Opatoshu's early work was naturalistic, depicting scenes from contemporary life. Thus his A Roman fun a Ferd Ganev ("A Novel about a Horse Thief," 1912), his first novel to attract wide attention, was based on his boyhood acquaintance with an unusual Jewish thief who made a living by smuggling horses across the border from Poland to Germany and who was killed while defending fellow Jews against their hostile neighbors. Opatoshu expressed his reaction to romanticism by creating thieves, smugglers, and drunkards who were a distinct contrast to the figures in the writings of Sholem *Aleichem or Y.L. Peretz. Opatoshu was one of the first Yiddish writers to depict American Jewish experience in his works. After reading some of his American stories, Sholem Aleichem encouraged Opatoshu to continue writing about the subject. Opatoshu heeded this suggestion and gave literary expression to the conflicts created by the Americanization of the Jewish immigrant in such works as Hibru ("Hebrew," 1919), a naturalistic novel that deals with the problems of Jewish education in New York; Di Tentserin ("The Dancer," 1929) portrays declining Ḥasidism in New York; Arum Grand Strit ("Around Grand Street," 1929) focuses on the immigrant Jews on the Lower East Side; and Rase ("Race," 1923), a short-story collection that portrayed the conflict between varying ethnic and religious groups.

Fascinated by the Jewish past, he sought to revivify segments of it in historical novels, based on extensive research and guided by an insight, gained through Simon Dubnov's work in Jewish history, that the narrative of Jewish oppression and life in the ghetto that dominated Jewish history as written by Jews could mislead through its onesidedness. Opatoshu sought descriptions of a vital, interactive, and hopeful daily life among Jews. In his novel In Poylishe Velder (1921; In Polish Woods, 1938, the first volume of a trilogy), Opatoshu described the decay of the ḥasidic court of Kotzk during the post-Napoleonic generation and presented a rich panorama of Polish-Jewish interrelations up to the Revolt of 1863. Often reprinted, and translated into eight languages, it established Opatoshu's fame internationally, though its sequel, 1863, made less of an impact; the last volume of the trilogy, Aleyn ("Alone") was the first to be published (1919). In his Falstaffian narrative, A Tog in Regensburg ("A Day in Regensburg," 1968), and Elye Bokher (dealing with the author of the Yiddish romance, the Bove Buch), both published in 1933, Opatoshu portrays the vanished world of 16th-century Jewish patricians and Yiddish minstrels in a stylized language that utilizes older stages of Yiddish. In his final historical epic, Der Letster Oyfshtand (2 vols. 1948–52; The Last Revolt, 1952), Opatoshu attempted an imaginative reconstruction of daily life in 2nd-century Judea, when the last desperate revolt of the Jews against Roman rule flared up and was crushed.

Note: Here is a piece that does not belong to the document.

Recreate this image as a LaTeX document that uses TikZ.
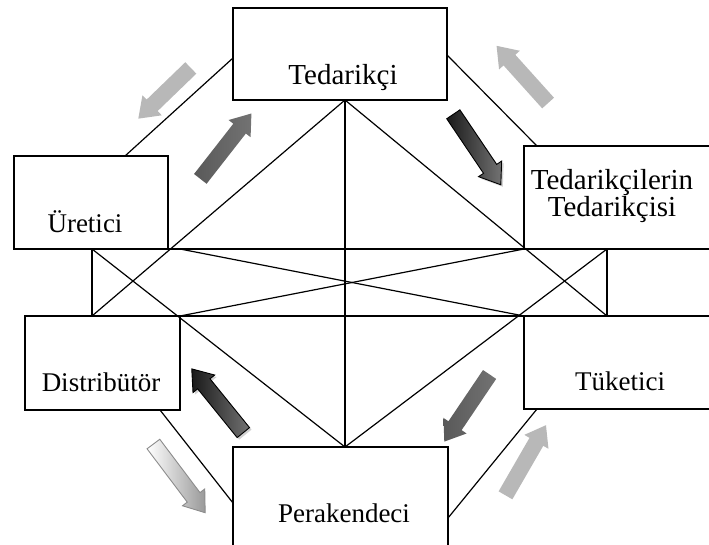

His son DAVID (1919–1996) worked extensively in the Yiddish theater and starred in the classic Yiddish film Di Klyatshe/The Light Ahead (1939; adapted from S.Y. Abramovitsh's Fiske der Krumer). Over the course of four decades he appeared in numerous Broadway productions and Hollywood films, and hundreds of television productions, winning an Emmy in 1990. He published short stories and television scripts, and directed and produced for theater, film, and television.


BIBLIOGRAPHY: Opatoshu Bibliografye, 1 (1937), 2 (1947); LYNL, 1 (1956), 145–9; B. Rivkin, Yoysef Opatoshus Gang (1948); I. Freilich, Opatoshus Shafungsveg (1951); J. Glatstein, In Tokh Genumen (1956), 145–56; S. Bickel, Shrayber fun Mayn Dor (1958), 304–16; C. Madison, Yiddish Literature (1968), 326–47; N. Mayzel, Yoysef Opatoshu (1937); S. Liptzin, Maturing of Yiddish Literature (1970), 10–18.